OpenMP Tests
============

The purpose of this directory is collect a number of unit tests that explore
various issues that arise in programming a GA/MPI/OpenMP parallel program.

Issues to consider are:

1. Access to inter-node communication (either MPI or GA)
2. Thread safety of using:
   a. Common blocks
   b. Runtime database
   c. MA library
   d. I/O in general
3. Mechanisms for managing the work distribution
4. Load balancing
5. Thread management costs (startup time, wakeup time, etc.)

MPI/OpenMP
----------

MPI has different models for communication in relation to threads:
1. MPI_THREAD_MULTIPLE:   Fully multithreaded
2. MPI_THREAD_SERIALIZED: Only one thread at a time makes MPI calls
3. MPI_THREAD_FUNNELED:   Only the main thread makes MPI calls
4. MPI_THREAD_SINGLE:     Pure single threaded
Traditionally (i.e. with MPI-2) full multithreading support was rather limited
in practice in that the default MPI library typically did not support it.
Apparently with MPI-3 the matter should have improved a lot.

On the Knights Landing architecture one apparently does not get optimal 
performance with 1 MPI-rank per node.

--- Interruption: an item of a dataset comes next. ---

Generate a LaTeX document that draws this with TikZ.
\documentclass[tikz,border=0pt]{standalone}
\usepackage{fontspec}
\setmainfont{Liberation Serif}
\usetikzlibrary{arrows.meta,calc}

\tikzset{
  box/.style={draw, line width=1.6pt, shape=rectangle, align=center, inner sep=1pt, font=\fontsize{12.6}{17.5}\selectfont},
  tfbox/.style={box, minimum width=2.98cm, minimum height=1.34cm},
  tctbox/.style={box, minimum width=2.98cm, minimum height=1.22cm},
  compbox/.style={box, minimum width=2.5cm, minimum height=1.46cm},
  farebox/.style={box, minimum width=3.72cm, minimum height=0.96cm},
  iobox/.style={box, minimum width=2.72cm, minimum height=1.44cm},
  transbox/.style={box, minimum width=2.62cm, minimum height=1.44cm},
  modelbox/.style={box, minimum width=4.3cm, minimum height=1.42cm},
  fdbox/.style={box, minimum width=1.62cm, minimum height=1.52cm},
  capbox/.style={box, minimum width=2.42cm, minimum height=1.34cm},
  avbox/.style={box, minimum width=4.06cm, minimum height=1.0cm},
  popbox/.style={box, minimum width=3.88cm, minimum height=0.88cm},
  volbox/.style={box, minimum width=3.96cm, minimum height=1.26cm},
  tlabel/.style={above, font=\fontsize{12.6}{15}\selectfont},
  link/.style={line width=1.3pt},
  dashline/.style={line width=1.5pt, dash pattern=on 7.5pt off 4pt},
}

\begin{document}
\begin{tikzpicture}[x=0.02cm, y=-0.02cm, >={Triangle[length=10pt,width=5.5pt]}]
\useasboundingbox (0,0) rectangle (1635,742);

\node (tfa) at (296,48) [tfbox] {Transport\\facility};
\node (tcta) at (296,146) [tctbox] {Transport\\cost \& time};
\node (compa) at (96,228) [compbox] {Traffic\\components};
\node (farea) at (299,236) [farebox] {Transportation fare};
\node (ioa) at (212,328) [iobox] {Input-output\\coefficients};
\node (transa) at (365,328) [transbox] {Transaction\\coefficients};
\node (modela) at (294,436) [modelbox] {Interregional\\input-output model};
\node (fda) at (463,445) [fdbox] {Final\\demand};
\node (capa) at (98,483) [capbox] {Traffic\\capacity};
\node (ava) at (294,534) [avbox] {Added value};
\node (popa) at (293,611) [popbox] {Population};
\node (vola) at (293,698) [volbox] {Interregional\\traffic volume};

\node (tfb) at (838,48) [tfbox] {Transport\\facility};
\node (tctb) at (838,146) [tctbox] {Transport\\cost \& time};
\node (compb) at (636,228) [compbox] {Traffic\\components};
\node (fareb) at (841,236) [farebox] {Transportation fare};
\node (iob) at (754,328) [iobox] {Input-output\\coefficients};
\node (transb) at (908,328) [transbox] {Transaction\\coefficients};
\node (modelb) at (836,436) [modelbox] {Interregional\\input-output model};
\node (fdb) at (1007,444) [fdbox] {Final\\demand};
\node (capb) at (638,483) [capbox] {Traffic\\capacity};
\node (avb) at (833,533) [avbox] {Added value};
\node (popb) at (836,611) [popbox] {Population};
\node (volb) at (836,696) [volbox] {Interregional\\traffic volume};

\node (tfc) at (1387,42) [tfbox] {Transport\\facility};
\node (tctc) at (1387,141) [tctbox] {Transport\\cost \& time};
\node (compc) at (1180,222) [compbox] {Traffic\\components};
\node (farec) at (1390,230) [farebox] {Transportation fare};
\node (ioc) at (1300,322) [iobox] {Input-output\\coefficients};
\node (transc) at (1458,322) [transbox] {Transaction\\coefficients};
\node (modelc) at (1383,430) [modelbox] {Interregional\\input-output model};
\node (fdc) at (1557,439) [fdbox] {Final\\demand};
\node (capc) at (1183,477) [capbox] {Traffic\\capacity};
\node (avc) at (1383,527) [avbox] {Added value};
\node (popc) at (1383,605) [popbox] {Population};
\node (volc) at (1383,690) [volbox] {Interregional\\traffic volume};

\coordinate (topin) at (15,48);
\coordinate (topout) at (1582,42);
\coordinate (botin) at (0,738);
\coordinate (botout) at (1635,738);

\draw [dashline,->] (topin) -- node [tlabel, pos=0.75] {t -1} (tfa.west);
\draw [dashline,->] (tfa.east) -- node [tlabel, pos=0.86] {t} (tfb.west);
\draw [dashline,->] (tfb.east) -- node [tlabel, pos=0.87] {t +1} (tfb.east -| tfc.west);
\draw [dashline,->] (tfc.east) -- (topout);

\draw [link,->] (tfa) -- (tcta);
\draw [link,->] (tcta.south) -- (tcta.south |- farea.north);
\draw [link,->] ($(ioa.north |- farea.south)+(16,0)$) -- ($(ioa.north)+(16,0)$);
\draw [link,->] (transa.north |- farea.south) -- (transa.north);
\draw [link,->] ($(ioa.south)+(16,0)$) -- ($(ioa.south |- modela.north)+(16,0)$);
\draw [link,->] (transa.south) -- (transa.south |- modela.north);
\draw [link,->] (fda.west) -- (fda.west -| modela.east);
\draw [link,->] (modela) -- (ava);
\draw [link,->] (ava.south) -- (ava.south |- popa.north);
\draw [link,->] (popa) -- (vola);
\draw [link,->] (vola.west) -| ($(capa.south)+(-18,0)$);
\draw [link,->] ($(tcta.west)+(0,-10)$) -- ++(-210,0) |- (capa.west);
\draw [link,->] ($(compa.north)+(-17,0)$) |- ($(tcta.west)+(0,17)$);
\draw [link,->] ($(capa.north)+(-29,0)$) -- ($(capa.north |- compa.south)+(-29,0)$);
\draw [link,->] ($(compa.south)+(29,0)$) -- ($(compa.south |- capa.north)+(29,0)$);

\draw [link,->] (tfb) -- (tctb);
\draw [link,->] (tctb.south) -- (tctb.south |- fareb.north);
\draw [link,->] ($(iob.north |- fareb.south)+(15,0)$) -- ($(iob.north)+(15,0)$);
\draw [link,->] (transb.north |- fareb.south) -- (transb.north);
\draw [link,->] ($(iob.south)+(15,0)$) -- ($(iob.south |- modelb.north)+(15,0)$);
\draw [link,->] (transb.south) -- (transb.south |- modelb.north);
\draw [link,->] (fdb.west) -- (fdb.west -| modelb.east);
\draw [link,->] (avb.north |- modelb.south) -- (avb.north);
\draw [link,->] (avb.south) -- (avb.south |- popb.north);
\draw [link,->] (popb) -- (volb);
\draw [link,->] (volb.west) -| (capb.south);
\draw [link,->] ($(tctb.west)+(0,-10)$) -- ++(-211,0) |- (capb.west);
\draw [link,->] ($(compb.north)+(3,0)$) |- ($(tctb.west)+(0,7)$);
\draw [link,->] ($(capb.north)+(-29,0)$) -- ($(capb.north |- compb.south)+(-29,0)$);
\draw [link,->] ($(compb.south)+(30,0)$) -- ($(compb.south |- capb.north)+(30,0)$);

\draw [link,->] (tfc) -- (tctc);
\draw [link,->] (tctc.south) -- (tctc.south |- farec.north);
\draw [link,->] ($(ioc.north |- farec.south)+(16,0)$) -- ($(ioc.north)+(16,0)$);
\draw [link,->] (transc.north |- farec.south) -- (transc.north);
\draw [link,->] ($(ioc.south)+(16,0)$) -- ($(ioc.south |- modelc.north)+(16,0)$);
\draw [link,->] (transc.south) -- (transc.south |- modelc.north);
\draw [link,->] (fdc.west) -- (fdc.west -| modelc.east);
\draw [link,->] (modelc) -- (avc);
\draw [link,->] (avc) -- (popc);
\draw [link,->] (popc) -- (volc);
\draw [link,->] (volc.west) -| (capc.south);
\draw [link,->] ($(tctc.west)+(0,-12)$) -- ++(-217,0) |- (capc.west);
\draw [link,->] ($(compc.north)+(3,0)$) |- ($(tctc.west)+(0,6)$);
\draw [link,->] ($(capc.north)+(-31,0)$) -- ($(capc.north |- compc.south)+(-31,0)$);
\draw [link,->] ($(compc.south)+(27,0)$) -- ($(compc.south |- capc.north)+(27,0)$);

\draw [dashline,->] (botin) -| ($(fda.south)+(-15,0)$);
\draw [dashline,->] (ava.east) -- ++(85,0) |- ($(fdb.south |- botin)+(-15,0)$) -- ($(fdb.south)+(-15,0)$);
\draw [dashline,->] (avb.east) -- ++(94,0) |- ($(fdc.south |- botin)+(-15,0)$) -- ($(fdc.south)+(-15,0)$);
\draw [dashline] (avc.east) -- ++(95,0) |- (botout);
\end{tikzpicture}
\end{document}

The main reason is that there are 
multiple communication channels available and every MPI rank can use only one.
So one needs multiple MPI-ranks per node.

The other aspect is how the work is organized within each process. Shan et al.
used a model in which every thread essentially operates as a single MPI-rank
apart from the fact that memory model behind it is a shared memory one. The
MPI thread model they used was MPI_THREAD_SERIALIZED. I don't like that idea
because of 2 reasons:
1. To keep load balancing overheads small this requires handing out small
   tasks which generates a lot of communication.
2. All communications need to occur in an OpenMP Single block which leads to
   a serialization of the code when a lot of threads are used.

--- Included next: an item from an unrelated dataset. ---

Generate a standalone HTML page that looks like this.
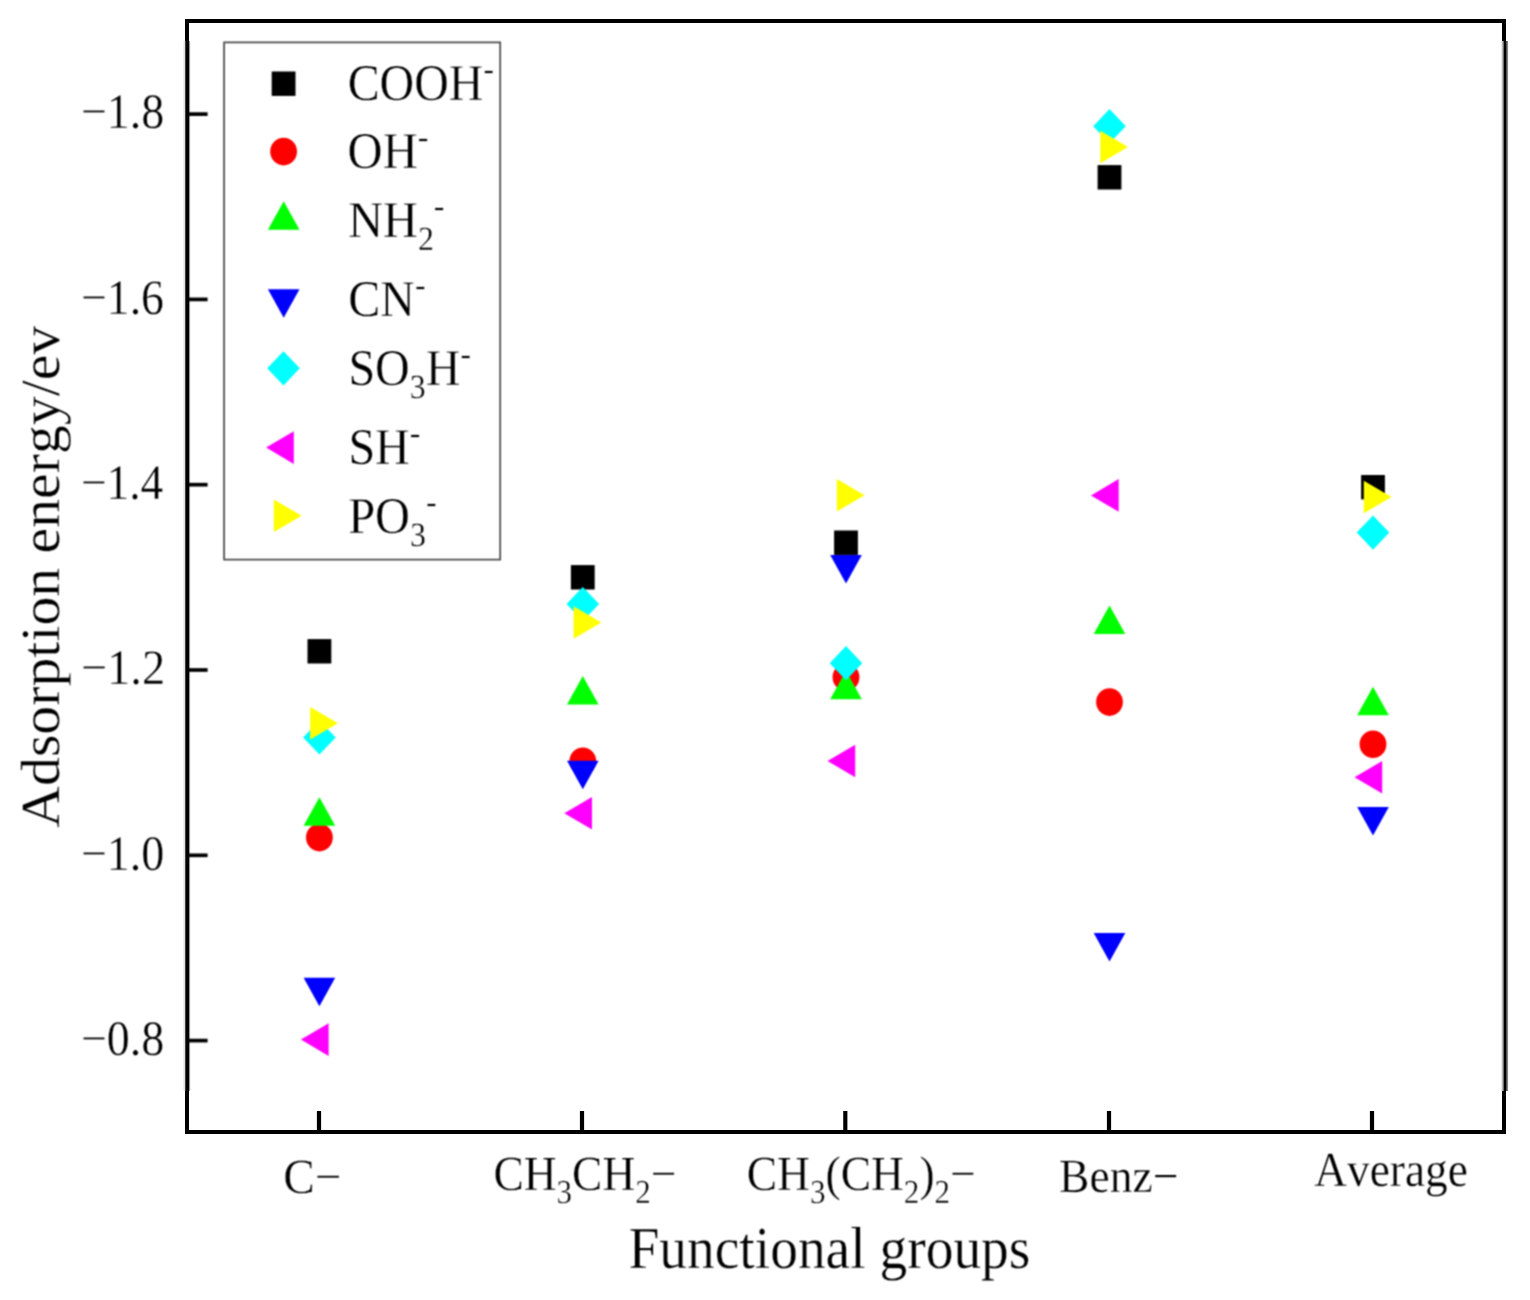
<!DOCTYPE html>
<html lang="en">
<head>
<meta charset="utf-8">
<title>Adsorption energy of functional groups</title>
<style>
html,body{margin:0;padding:0;background:#fff;}
body{width:1530px;height:1300px;overflow:hidden;}
svg{display:block;}
text{white-space:pre;font-kerning:none;font-variant-ligatures:none;text-rendering:geometricPrecision;}
</style>
</head>
<body>
<svg width="1530" height="1300" viewBox="0 0 1530 1300">
<defs>
<filter id="b0" x="-5%" y="-5%" width="110%" height="110%" color-interpolation-filters="sRGB"><feConvolveMatrix order="3" kernelMatrix="1 2 1 2 4 2 1 2 1" edgeMode="none" preserveAlpha="false"/></filter>
</defs>
<rect width="1530" height="1300" fill="#fff"/>
<rect x="187.0" y="21.0" width="1317" height="1111" fill="none" stroke="#000" stroke-width="4"/>
<g shape-rendering="crispEdges">
<rect x="1501" y="41" width="1" height="1050" fill="#ececec"/>
<rect x="1502" y="41" width="1" height="1050" fill="#b6b6b6"/>
<rect x="1503" y="41" width="1" height="1050" fill="#707070"/>
<rect x="1504" y="41" width="1" height="1050" fill="#000000"/>
<rect x="1505" y="41" width="1" height="1050" fill="#000000"/>
<rect x="1506" y="41" width="1" height="1050" fill="#525252"/>
<rect x="1507" y="41" width="1" height="1050" fill="#848484"/>
<rect x="1508" y="41" width="1" height="1050" fill="#f8f8f8"/>
<rect x="183" y="41" width="1" height="1050" fill="#f0f0f0"/>
<rect x="184" y="41" width="1" height="1050" fill="#e2e2e2"/>
<rect x="185" y="41" width="1" height="1050" fill="#404040"/>
<rect x="186" y="41" width="1" height="1050" fill="#000000"/>
<rect x="187" y="41" width="1" height="1050" fill="#000000"/>
<rect x="188" y="41" width="1" height="1050" fill="#000000"/>
<rect x="189" y="41" width="1" height="1050" fill="#969696"/>
<rect x="190" y="41" width="1" height="1050" fill="#f2f2f2"/>
</g>
<g stroke="#000" stroke-width="3.7" fill="none" filter="url(#b0)">
<path d="M188 114.1H207.6"/>
<path d="M188 299.4H207.6"/>
<path d="M188 484.7H207.6"/>
<path d="M188 670.0H207.6"/>
<path d="M188 855.3H207.6"/>
<path d="M188 1040.6H207.6"/>
</g>
<g stroke="#000" stroke-width="4.2" fill="none">
<path d="M319.0 1111V1130"/>
<path d="M582.0 1111V1130"/>
<path d="M845.3 1111V1130"/>
<path d="M1109.0 1111V1130"/>
<path d="M1372.0 1111V1130"/>
</g>
<g font-family="'Liberation Serif', serif" fill="#000" stroke="#fff" stroke-width="0.35" filter="url(#b0)">
<text transform="translate(80.91 128.40) scale(0.9293 1)" font-size="49.5">−1.8</text>
<text transform="translate(80.92 313.70) scale(0.9249 1)" font-size="49.5">−1.6</text>
<text transform="translate(80.94 499.00) scale(0.9174 1)" font-size="49.5">−1.4</text>
<text transform="translate(80.89 684.30) scale(0.9386 1)" font-size="49.5">−1.2</text>
<text transform="translate(80.91 869.60) scale(0.9293 1)" font-size="49.5">−1.0</text>
<text transform="translate(80.91 1054.90) scale(0.9293 1)" font-size="49.5">−0.8</text>
<text transform="translate(283.36 1192.50) scale(0.9640 1)" font-size="49">C−</text>
<text transform="translate(493.44 1190.00) scale(0.9271 1)" font-size="49">CH<tspan font-size="33.5" dy="12.5">3</tspan><tspan dy="-12.5">CH</tspan><tspan font-size="33.5" dy="12.5">2</tspan><tspan dy="-12.5">−</tspan></text>
<text transform="translate(746.73 1190.00) scale(0.9284 1)" font-size="49">CH<tspan font-size="33.5" dy="12.5">3</tspan><tspan dy="-12.5">(CH</tspan><tspan font-size="33.5" dy="12.5">2</tspan><tspan dy="-12.5">)</tspan><tspan font-size="33.5" dy="12.5">2</tspan><tspan dy="-12.5">−</tspan></text>
<text transform="translate(1059.09 1191.50) scale(0.9526 1)" font-size="47.8">Benz−</text>
<text transform="translate(1314.26 1186.30) scale(0.9257 1)" font-size="49" letter-spacing="0">Average</text>
<text transform="translate(628.50 1267.60) scale(0.9317 1)" font-size="59.5">Functional groups</text>
</g>
<g font-family="'Liberation Serif', serif" fill="#000" stroke="#fff" stroke-width="0.35" filter="url(#b0)">
<text transform="translate(59.0 827.66) rotate(-90) scale(0.9954 0.95)" font-size="58">Adsorption energy/ev</text>
</g>
<rect x="224.1" y="42.4" width="276.1" height="517.2" fill="#fff" stroke="#484848" stroke-width="1.7" filter="url(#b0)"/>
<g font-family="'Liberation Serif', serif" fill="#000" stroke="#fff" stroke-width="0.35" filter="url(#b0)">
<text transform="translate(347.63 100.00) scale(0.9311 1)" font-size="51.5">COOH<tspan font-size="34" dy="-19.9">-</tspan></text>
<text transform="translate(347.61 168.20) scale(0.9422 1)" font-size="51.5">OH<tspan font-size="34" dy="-19.9">-</tspan></text>
<text transform="translate(348.21 236.70) scale(0.9371 1)" font-size="51.5">NH<tspan font-size="34" dy="13">2</tspan><tspan font-size="34" dy="-32.9">-</tspan></text>
<text transform="translate(348.23 316.10) scale(0.9318 1)" font-size="51.5">CN<tspan font-size="34" dy="-19.9">-</tspan></text>
<text transform="translate(348.39 384.90) scale(0.9331 1)" font-size="51.5">SO<tspan font-size="34" dy="13">3</tspan><tspan dy="-13">H</tspan><tspan font-size="34" dy="-19.9">-</tspan></text>
<text transform="translate(348.39 463.90) scale(0.9326 1)" font-size="51.5">SH<tspan font-size="34" dy="-19.9">-</tspan></text>
<text transform="translate(348.21 533.10) scale(0.9394 1)" font-size="51.5">PO<tspan font-size="34" dy="13">3</tspan><tspan font-size="34" dy="-32.9">-</tspan></text>
</g>
<g filter="url(#b0)">
<rect x="307.5" y="639.1" width="23.8" height="24.4" fill="#000"/>
<rect x="570.9" y="565.1" width="23.8" height="24.4" fill="#000"/>
<rect x="834.1" y="530.5" width="23.8" height="24.4" fill="#000"/>
<rect x="1097.6" y="165.1" width="23.8" height="24.4" fill="#000"/>
<rect x="1361.1" y="475.0" width="23.8" height="24.4" fill="#000"/>
<ellipse cx="319.4" cy="837.6" rx="13.4" ry="13.8" fill="#f00"/>
<ellipse cx="582.8" cy="761.3" rx="13.4" ry="13.8" fill="#f00"/>
<ellipse cx="846.0" cy="677.3" rx="13.4" ry="13.8" fill="#f00"/>
<ellipse cx="1109.5" cy="702.1" rx="13.4" ry="13.8" fill="#f00"/>
<ellipse cx="1373.0" cy="744.3" rx="13.4" ry="13.8" fill="#f00"/>
<path d="M319.4 797.2L335.2 825.7H303.6Z" fill="#0f0"/>
<path d="M582.8 676.0L598.6 704.5H567.0Z" fill="#0f0"/>
<path d="M846.0 670.7L861.8 699.2H830.2Z" fill="#0f0"/>
<path d="M1109.5 605.5L1125.3 634.0H1093.7Z" fill="#0f0"/>
<path d="M1373.0 686.8L1388.8 715.3H1357.2Z" fill="#0f0"/>
<path d="M319.4 1006.3L335.2 977.8H303.6Z" fill="#00f"/>
<path d="M582.8 789.3L598.6 760.8H567.0Z" fill="#00f"/>
<path d="M846.0 583.4L861.8 554.9H830.2Z" fill="#00f"/>
<path d="M1109.5 961.6L1125.3 933.1H1093.7Z" fill="#00f"/>
<path d="M1373.0 835.5L1388.8 807.0H1357.2Z" fill="#00f"/>
<path d="M319.4 720.4L335.7 737.5L319.4 754.6L303.1 737.5Z" fill="#0ff"/>
<path d="M582.8 586.9L599.1 604.0L582.8 621.1L566.5 604.0Z" fill="#0ff"/>
<path d="M846.0 646.1L862.3 663.2L846.0 680.3L829.7 663.2Z" fill="#0ff"/>
<path d="M1109.5 109.1L1125.8 126.2L1109.5 143.3L1093.2 126.2Z" fill="#0ff"/>
<path d="M1373.0 515.5L1389.3 532.6L1373.0 549.7L1356.7 532.6Z" fill="#0ff"/>
<path d="M300.9 1039.6L328.6 1023.3V1055.9Z" fill="#f0f"/>
<path d="M564.3 813.3L592.0 797.0V829.6Z" fill="#f0f"/>
<path d="M827.5 761.0L855.2 744.7V777.3Z" fill="#f0f"/>
<path d="M1091.0 495.4L1118.7 479.1V511.7Z" fill="#f0f"/>
<path d="M1354.5 777.2L1382.2 760.9V793.5Z" fill="#f0f"/>
<path d="M337.9 723.3L310.2 707.0V739.6Z" fill="#ff0"/>
<path d="M601.3 622.5L573.6 606.2V638.8Z" fill="#ff0"/>
<path d="M864.5 495.2L836.8 478.9V511.5Z" fill="#ff0"/>
<path d="M1128.0 147.0L1100.3 130.7V163.3Z" fill="#ff0"/>
<path d="M1391.5 497.0L1363.8 480.7V513.3Z" fill="#ff0"/>
<rect x="271.7" y="71.5" width="23.8" height="24.4" fill="#000"/>
<ellipse cx="283.6" cy="151.6" rx="13.4" ry="13.8" fill="#f00"/>
<path d="M283.7 201.2L299.5 229.7H267.9Z" fill="#0f0"/>
<path d="M283.7 317.8L299.5 289.3H267.9Z" fill="#00f"/>
<path d="M283.5 351.2L299.8 368.3L283.5 385.4L267.2 368.3Z" fill="#0ff"/>
<path d="M266.1 447.6L293.8 431.3V463.9Z" fill="#f0f"/>
<path d="M301.5 515.8L273.8 499.5V532.1Z" fill="#ff0"/>
</g>
</svg>
</body>
</html>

Another way to do the calculation is to dedicate the master thread to doing
all the communication, memory allocations and other "tricky" things. It should
then break a macro-task up into micro-tasks and farm these out to the other
threads. I.e. use a master-slave model. This has as the advantage:
1. Large macro-tasks can be handed out reducing the total amount of
   communication while intra-node parallelization can keep the task elapse
   time low (avoiding increasing load balancing overheads). 
The main potential disadvantage is:
1. The master thread may become a bottleneck.